If the problem is that we don't have a "pseudo" industry understanding for the acronym MFA, like we do for MUA, MTA, MSA, MDA, etc, then I can see why you want SIEVE. But changing it to MFA and defining MFA would be more technically appropriate in my book.

Thats it. Thanks

--
HLS

Hector Santos wrote:

Dave Crocker wrote:

What about SpamAssassin filters, and Sendmail Milters that do filtering?

They are not doing the same job as Sieve.


Folks,

Even if they were, I need to repeat that this diagram and this section of the document are explicitly constrained to formal standards.

It's not that discussing the broader range of pragmatic and equivalent mechanisms isn't also valuable.
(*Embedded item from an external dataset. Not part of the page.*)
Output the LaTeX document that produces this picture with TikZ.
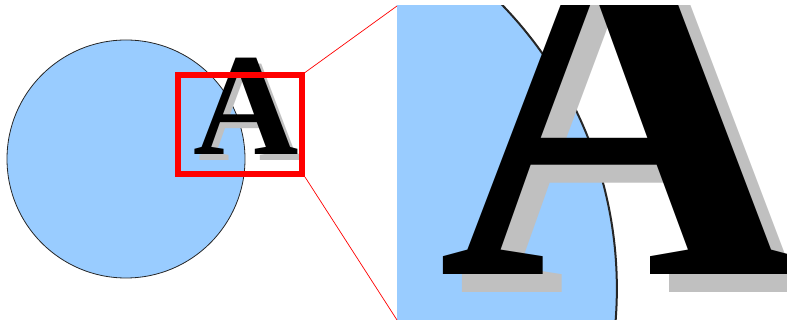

It is that it makes the task too large for this document.

In fact, I think it opens the door to a book, not an IETF architecture document...

Dave,

I think overall you are right, but out of everything in there, SIEVE is the ODD BALL and the way you have outlined, not only does it not apply to many systems, it just isn't used as a formal standard like everything else that is on that diagram.

In other words, there is no getting away from RFC-x822 and RFC-x821 and the pretty much standard macrocosms, MSA, MUA, MTA, etc are just that, acronym's that can fit most, if not, all email implementation models. The flow is pretty generic.

But then all out of sudden, you throw in a concept like SIEVE that just doesn't fit with everything else there in a general, generic way. Not everyone uses SIEVE and more importantly similar MFA engines would not necessarily be where you have SIEVE embedded in the diagram.

It is only there because the author(s) and their peers are familiar with with this, which is fine, but many systems are not familiar with the same thing.

You ask for technical opinion, you got it.

Thanks for allowing me to express my opinion.